Vogel’s Model compared to PI Model…
The PI model works very well for single phase fluid (water, oil, or water/oil) flowing into a wellbore, even though water and oil are two separate phases, they are considered as a single phase since they are both liquid.
But what happens when gas comes out of solution?
” The flow velocity of a fluid in a porous medium is inversely proportional to the fluid viscosity. Typically, gas viscosity in the reservoir is about fifty times smaller than for liquid oil and consequently, the gas flow velocity is much greater. As a result, it is normal, when producing from a reservoir in which there is a free gas saturation, that gas will be produced in disproportionate amounts in comparison to the oil “. (Dake, fundamentals of reservoir engineering).
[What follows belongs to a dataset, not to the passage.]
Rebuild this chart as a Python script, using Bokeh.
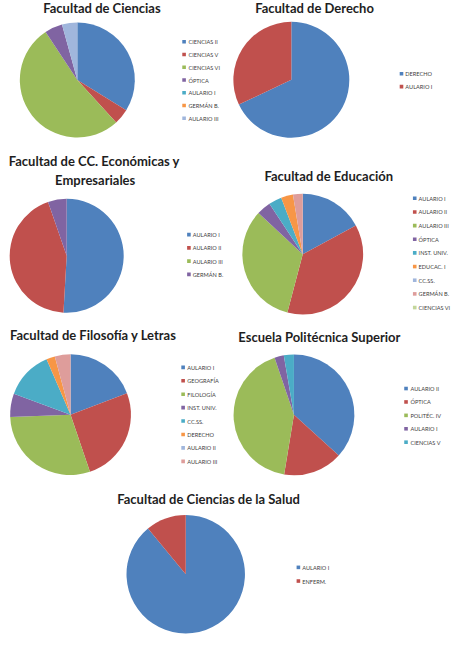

Compared to liquid, gas has much higher permeability and much lower viscosity. These two factors will give the gas a much higher flow rate than liquid inside the reservoir, so that:
QG >> QL
Below the bubble point pressure, the solution gas escapes from the oil and become free gas. The free gas occupies some portion of pore space and reduces flow of oil. This effect is quantified by:
- A decrease of oil Relative permeability
- An increase of oil viscosity (as its solution gas content drops)
Therefore, the combination of the relative permeability effect and the viscosity effect results in lower oil production rate at a given bottom-hole pressure.